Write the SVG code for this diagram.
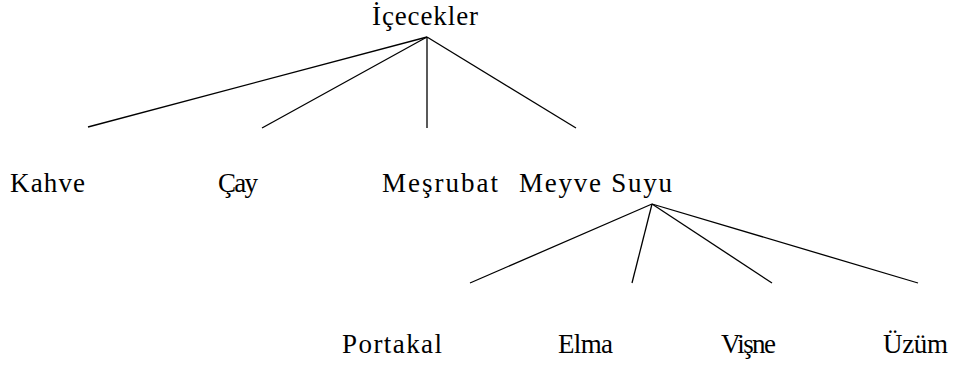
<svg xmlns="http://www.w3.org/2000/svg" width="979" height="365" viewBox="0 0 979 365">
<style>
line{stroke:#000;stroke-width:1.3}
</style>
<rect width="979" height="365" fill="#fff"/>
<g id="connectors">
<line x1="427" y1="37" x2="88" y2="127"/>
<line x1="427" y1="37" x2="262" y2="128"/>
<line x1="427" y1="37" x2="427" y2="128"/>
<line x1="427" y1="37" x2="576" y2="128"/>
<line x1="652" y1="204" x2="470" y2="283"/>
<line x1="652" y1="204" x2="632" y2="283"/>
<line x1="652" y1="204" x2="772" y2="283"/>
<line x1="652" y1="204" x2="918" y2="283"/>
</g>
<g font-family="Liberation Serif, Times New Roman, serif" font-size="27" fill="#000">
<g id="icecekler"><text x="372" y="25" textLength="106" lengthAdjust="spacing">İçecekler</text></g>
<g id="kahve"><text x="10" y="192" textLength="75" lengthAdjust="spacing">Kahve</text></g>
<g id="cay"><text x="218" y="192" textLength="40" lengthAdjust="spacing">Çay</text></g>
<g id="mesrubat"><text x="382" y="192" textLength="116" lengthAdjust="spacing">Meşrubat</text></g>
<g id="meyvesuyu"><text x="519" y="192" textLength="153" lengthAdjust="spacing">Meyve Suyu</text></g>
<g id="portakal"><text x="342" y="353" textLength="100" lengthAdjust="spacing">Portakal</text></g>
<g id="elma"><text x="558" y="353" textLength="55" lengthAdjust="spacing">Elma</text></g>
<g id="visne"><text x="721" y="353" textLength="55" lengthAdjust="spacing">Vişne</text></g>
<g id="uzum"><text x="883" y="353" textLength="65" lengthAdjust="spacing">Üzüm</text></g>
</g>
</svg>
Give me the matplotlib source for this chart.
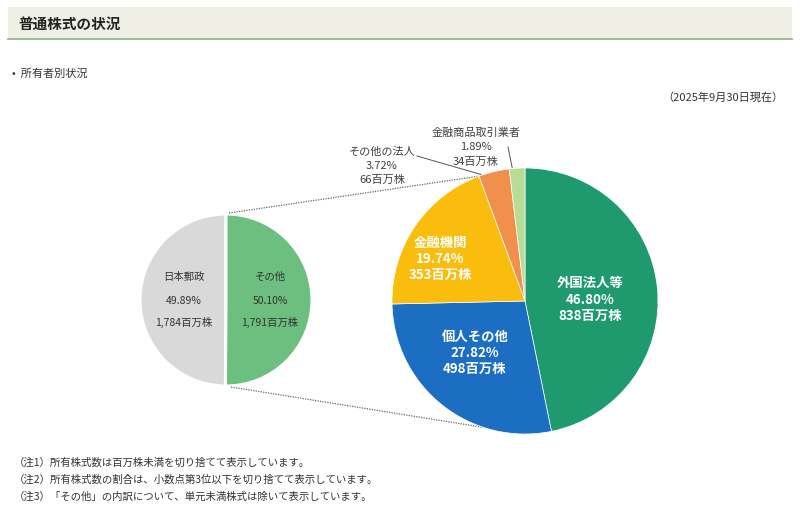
- - - - - - -
**EXERCISE TASK:**
Set down the lines of the records above exactly, apart from the pictures.

**RESULT BELOW:**
Write the SVG code for this diagram.
<svg xmlns="http://www.w3.org/2000/svg" width="979" height="365" viewBox="0 0 979 365">
<style>
line{stroke:#000;stroke-width:1.3}
</style>
<rect width="979" height="365" fill="#fff"/>
<g id="connectors">
<line x1="427" y1="37" x2="88" y2="127"/>
<line x1="427" y1="37" x2="262" y2="128"/>
<line x1="427" y1="37" x2="427" y2="128"/>
<line x1="427" y1="37" x2="576" y2="128"/>
<line x1="652" y1="204" x2="470" y2="283"/>
<line x1="652" y1="204" x2="632" y2="283"/>
<line x1="652" y1="204" x2="772" y2="283"/>
<line x1="652" y1="204" x2="918" y2="283"/>
</g>
<g font-family="Liberation Serif, Times New Roman, serif" font-size="27" fill="#000">
<g id="icecekler"><text x="372" y="25" textLength="106" lengthAdjust="spacing">İçecekler</text></g>
<g id="kahve"><text x="10" y="192" textLength="75" lengthAdjust="spacing">Kahve</text></g>
<g id="cay"><text x="218" y="192" textLength="40" lengthAdjust="spacing">Çay</text></g>
<g id="mesrubat"><text x="382" y="192" textLength="116" lengthAdjust="spacing">Meşrubat</text></g>
<g id="meyvesuyu"><text x="519" y="192" textLength="153" lengthAdjust="spacing">Meyve Suyu</text></g>
<g id="portakal"><text x="342" y="353" textLength="100" lengthAdjust="spacing">Portakal</text></g>
<g id="elma"><text x="558" y="353" textLength="55" lengthAdjust="spacing">Elma</text></g>
<g id="visne"><text x="721" y="353" textLength="55" lengthAdjust="spacing">Vişne</text></g>
<g id="uzum"><text x="883" y="353" textLength="65" lengthAdjust="spacing">Üzüm</text></g>
</g>
</svg>
Give me the matplotlib source for this chart.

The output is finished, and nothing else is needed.